- **Aim of the exercise**
Omit pictures and quote the listing below line by line, from its start through the line that holds "- margin.bottom, margin.top]);".

- **Data provided**
┄┄┄┄┄┄

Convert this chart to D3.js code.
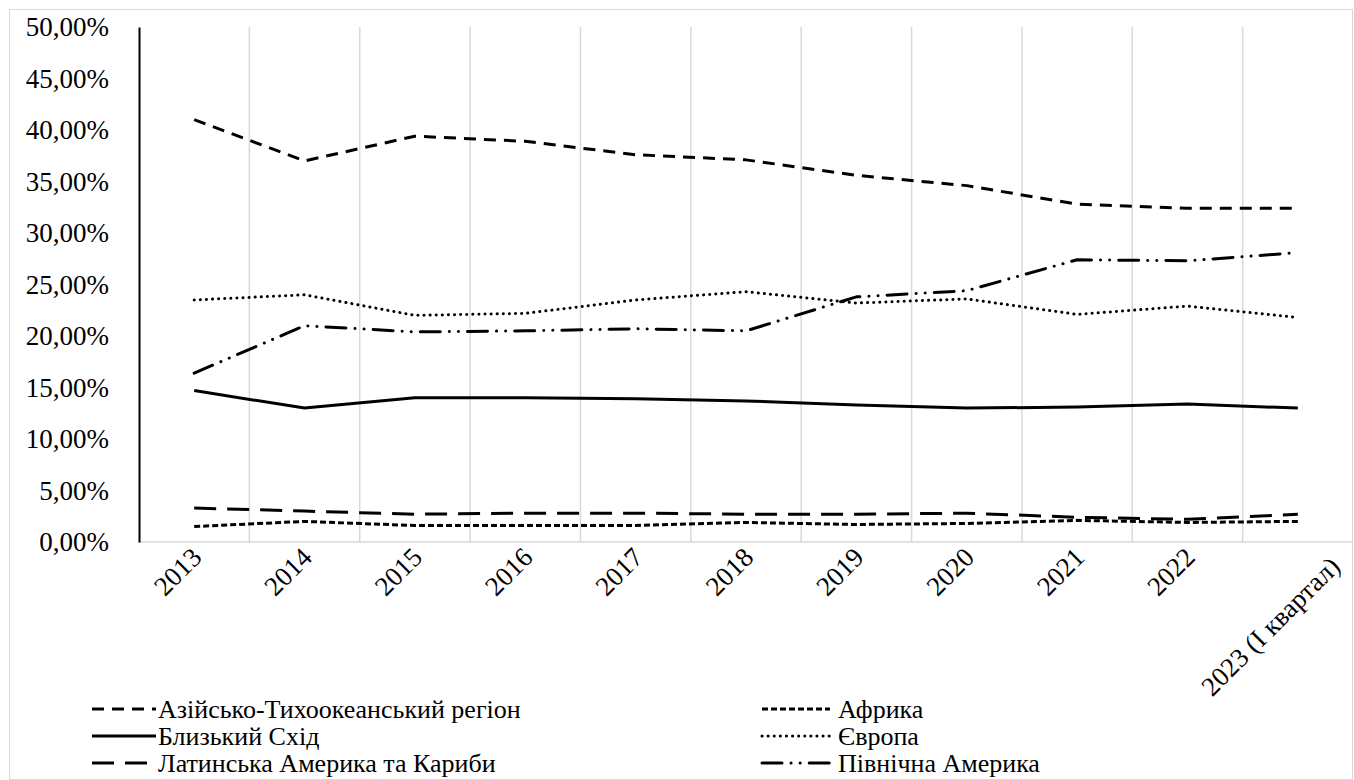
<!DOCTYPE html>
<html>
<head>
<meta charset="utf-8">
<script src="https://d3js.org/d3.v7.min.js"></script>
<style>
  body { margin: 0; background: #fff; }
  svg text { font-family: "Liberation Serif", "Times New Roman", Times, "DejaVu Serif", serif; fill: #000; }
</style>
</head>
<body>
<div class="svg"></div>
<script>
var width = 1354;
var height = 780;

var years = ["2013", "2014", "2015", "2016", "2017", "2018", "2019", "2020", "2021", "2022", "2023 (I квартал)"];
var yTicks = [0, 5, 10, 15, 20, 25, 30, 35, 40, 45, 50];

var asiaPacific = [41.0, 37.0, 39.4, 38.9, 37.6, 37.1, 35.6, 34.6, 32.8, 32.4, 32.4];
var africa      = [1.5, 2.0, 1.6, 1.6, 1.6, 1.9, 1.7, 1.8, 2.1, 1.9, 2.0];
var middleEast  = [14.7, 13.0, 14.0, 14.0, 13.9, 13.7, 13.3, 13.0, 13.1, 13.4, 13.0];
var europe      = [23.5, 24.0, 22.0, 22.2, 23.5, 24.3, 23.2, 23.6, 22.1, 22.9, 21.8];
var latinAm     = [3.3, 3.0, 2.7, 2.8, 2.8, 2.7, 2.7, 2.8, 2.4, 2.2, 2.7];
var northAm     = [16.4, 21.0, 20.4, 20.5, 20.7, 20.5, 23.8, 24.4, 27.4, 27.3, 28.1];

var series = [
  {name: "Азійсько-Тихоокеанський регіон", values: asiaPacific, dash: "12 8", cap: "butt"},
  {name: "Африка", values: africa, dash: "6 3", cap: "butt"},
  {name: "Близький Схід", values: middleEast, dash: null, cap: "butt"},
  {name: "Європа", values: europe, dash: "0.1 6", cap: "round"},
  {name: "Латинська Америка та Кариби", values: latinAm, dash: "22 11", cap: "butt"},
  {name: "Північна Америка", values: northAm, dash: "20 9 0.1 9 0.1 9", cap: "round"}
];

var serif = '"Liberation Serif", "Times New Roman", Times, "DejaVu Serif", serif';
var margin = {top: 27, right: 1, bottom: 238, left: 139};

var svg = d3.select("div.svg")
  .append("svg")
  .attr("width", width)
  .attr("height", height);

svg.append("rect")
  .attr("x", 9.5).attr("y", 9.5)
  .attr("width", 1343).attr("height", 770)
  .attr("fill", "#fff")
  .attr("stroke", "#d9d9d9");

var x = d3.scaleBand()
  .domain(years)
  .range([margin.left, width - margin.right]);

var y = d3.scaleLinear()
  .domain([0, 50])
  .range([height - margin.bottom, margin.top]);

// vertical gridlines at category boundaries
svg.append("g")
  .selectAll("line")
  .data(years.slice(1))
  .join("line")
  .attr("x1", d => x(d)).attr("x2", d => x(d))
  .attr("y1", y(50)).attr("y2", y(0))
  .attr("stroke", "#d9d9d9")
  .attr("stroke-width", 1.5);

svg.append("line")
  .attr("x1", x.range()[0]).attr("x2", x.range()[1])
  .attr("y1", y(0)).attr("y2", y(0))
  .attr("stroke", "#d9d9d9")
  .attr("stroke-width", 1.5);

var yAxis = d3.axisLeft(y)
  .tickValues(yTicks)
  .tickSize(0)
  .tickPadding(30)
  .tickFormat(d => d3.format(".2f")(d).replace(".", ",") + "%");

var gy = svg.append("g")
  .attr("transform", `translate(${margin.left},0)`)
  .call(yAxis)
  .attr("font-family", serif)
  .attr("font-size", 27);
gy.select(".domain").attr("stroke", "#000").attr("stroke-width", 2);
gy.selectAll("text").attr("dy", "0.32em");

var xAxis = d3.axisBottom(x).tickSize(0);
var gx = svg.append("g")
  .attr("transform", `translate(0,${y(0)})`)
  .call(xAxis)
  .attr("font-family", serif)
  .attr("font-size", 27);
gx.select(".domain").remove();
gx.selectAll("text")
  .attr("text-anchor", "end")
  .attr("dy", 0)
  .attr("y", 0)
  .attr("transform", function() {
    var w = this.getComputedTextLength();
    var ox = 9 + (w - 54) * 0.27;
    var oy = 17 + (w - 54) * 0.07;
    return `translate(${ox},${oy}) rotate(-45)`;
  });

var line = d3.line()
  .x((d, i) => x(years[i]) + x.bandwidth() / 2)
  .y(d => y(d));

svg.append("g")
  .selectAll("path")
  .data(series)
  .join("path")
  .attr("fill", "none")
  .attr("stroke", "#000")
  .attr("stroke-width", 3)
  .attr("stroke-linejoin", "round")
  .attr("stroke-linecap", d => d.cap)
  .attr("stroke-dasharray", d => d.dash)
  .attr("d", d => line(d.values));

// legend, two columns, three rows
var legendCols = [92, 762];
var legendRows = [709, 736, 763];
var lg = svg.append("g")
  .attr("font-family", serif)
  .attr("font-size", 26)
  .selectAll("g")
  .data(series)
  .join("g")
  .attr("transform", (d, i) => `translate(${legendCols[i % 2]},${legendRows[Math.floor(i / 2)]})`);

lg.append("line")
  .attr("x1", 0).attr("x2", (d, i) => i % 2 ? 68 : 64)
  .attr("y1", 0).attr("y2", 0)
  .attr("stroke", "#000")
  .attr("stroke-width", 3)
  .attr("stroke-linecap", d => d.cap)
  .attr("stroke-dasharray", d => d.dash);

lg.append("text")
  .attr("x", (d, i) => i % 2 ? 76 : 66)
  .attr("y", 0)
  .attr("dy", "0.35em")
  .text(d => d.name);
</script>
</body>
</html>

┄┄┄┄┄┄

- **The solution**
Convert this chart to D3.js code.
<!DOCTYPE html>
<html>
<head>
<meta charset="utf-8">
<script src="https://d3js.org/d3.v7.min.js"></script>
<style>
  body { margin: 0; background: #fff; }
  svg text { font-family: "Liberation Serif", "Times New Roman", Times, "DejaVu Serif", serif; fill: #000; }
</style>
</head>
<body>
<div class="svg"></div>
<script>
var width = 1354;
var height = 780;

var years = ["2013", "2014", "2015", "2016", "2017", "2018", "2019", "2020", "2021", "2022", "2023 (I квартал)"];
var yTicks = [0, 5, 10, 15, 20, 25, 30, 35, 40, 45, 50];

var asiaPacific = [41.0, 37.0, 39.4, 38.9, 37.6, 37.1, 35.6, 34.6, 32.8, 32.4, 32.4];
var africa      = [1.5, 2.0, 1.6, 1.6, 1.6, 1.9, 1.7, 1.8, 2.1, 1.9, 2.0];
var middleEast  = [14.7, 13.0, 14.0, 14.0, 13.9, 13.7, 13.3, 13.0, 13.1, 13.4, 13.0];
var europe      = [23.5, 24.0, 22.0, 22.2, 23.5, 24.3, 23.2, 23.6, 22.1, 22.9, 21.8];
var latinAm     = [3.3, 3.0, 2.7, 2.8, 2.8, 2.7, 2.7, 2.8, 2.4, 2.2, 2.7];
var northAm     = [16.4, 21.0, 20.4, 20.5, 20.7, 20.5, 23.8, 24.4, 27.4, 27.3, 28.1];

var series = [
  {name: "Азійсько-Тихоокеанський регіон", values: asiaPacific, dash: "12 8", cap: "butt"},
  {name: "Африка", values: africa, dash: "6 3", cap: "butt"},
  {name: "Близький Схід", values: middleEast, dash: null, cap: "butt"},
  {name: "Європа", values: europe, dash: "0.1 6", cap: "round"},
  {name: "Латинська Америка та Кариби", values: latinAm, dash: "22 11", cap: "butt"},
  {name: "Північна Америка", values: northAm, dash: "20 9 0.1 9 0.1 9", cap: "round"}
];

var serif = '"Liberation Serif", "Times New Roman", Times, "DejaVu Serif", serif';
var margin = {top: 27, right: 1, bottom: 238, left: 139};

var svg = d3.select("div.svg")
  .append("svg")
  .attr("width", width)
  .attr("height", height);

svg.append("rect")
  .attr("x", 9.5).attr("y", 9.5)
  .attr("width", 1343).attr("height", 770)
  .attr("fill", "#fff")
  .attr("stroke", "#d9d9d9");

var x = d3.scaleBand()
  .domain(years)
  .range([margin.left, width - margin.right]);

var y = d3.scaleLinear()
  .domain([0, 50])
  .range([height - margin.bottom, margin.top]);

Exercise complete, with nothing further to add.